Separately, the country’s hotel and restaurant lobby said the government’s decision to limit dining access only to people with booster vaccinations or a fresh test is “a disaster” for many businesses. A survey among member firms showed that December sales were already 50% below levels in 2019.
Greece: Greece sets 1 February deadline for booster jabs. Those who have not received their coronavirus booster jabs will be barred from most indoor venues.
Italy: Italy will only allow people showing a so-called reinforced green pass to board trains, planes, boats and to access to hotels, open air restaurants and swimming pools from 10 January.

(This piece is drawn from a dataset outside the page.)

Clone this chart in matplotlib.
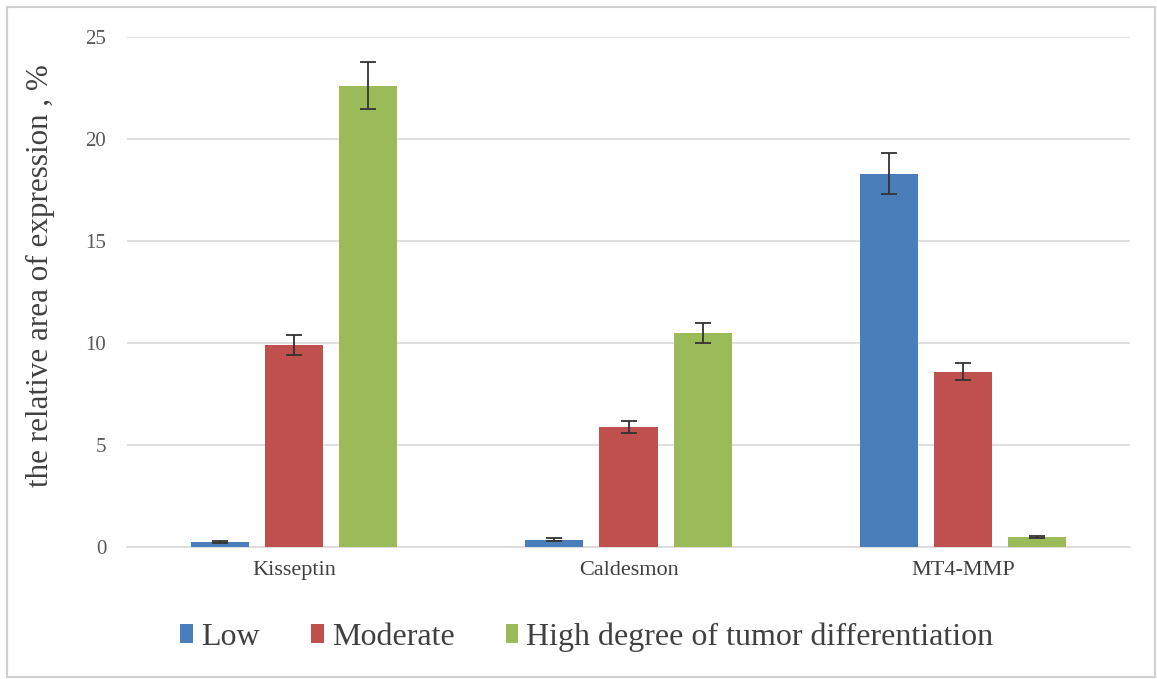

The reinforced certification is already mandatory in the country for many leisure activities, including eating inside restaurants, and going to theaters, cinemas, sporting and other public events. Unlike the original green pass, the reinforced version doesn’t grant access to the unvaccinated even if they have had a negative test.
Meanwhile, Serie A League decided to limit to 5,000 viewers the capacity in Italian football stadiums on 16 and 23 January in order to contain the spread of the virus. Italy’s government had already cut capacity for open-air sports events from 75% to 50% at the end of 2021, with many top football clubs like Inter Milan and Juventus suspending ticket sales for upcoming matches.
France: France should not impose mandatory vaccination and would not be the most efficient way to encourage people to get vaccinated, a government spokesperson said. More than 105,000 people took to the streets on Saturday in protest.
Philippines: The Philippines reported a record number of daily infections with 28,707 new cases, up from 26,458 cases the previous day.
Japan: The US and Japan have reached an agreement to keep American troops within their bases amid concerns over a surge in Covid cases that has been linked to US military bases.
India: Maharashtra, the Indian state that houses financial hub Mumbai, will limit attendance at private sector offices at 50% of capacity and allow only fully vaccinated people from Monday. “Non-vaccinated employees must be encouraged to go for full vaccination,” the government said in a statement late Saturday. Schools will remain shut through 15 February. Mumbai reported more than 20,000 new infections in the past 24 hours, with hospital occupancy crossing 21% of capacity. The capital of Delhi also reported more than 20,000 cases over the same period, with test positivity approaching 20%. India’s health ministry reported more than 100,000 new cases for a second consecutive day, with the daily surge starting to look similar to levels in June.
Australia: Two people connected to the Australia (tennis) Open have left Australia, with the the Australian Border Force (ABF) saying the individuals voluntarily departed. The ABF did not confirm their names, but one is understood to be Czech player Renata Voráčová, according to Sky News.
Middle-east and Africa
Africa: Africa has registered a total of more than 10m cases since the start of the pandemic, according to figures from the Africa Centres for Disease Control. South Africa, Morocco, Tunisia, Ethiopia and Libya are among the countries with the highest number of cases on the continent.
South Africa: Cyril Ramaphosa, the president of South Africa, has said the country needs to step up Covid-19 vaccinations, as its campaign founders in the face of apathy from the public. Nearly 40% of South Africa’s adult population has been fully vaccinated, less than the government had hoped for by this stage.
Kuwait and Qatar: Reported record daily Covid cases over the weekend. Kuwait reported 2,999 new cases on Sunday and Qatar on Saturday reported 3,487 new cases.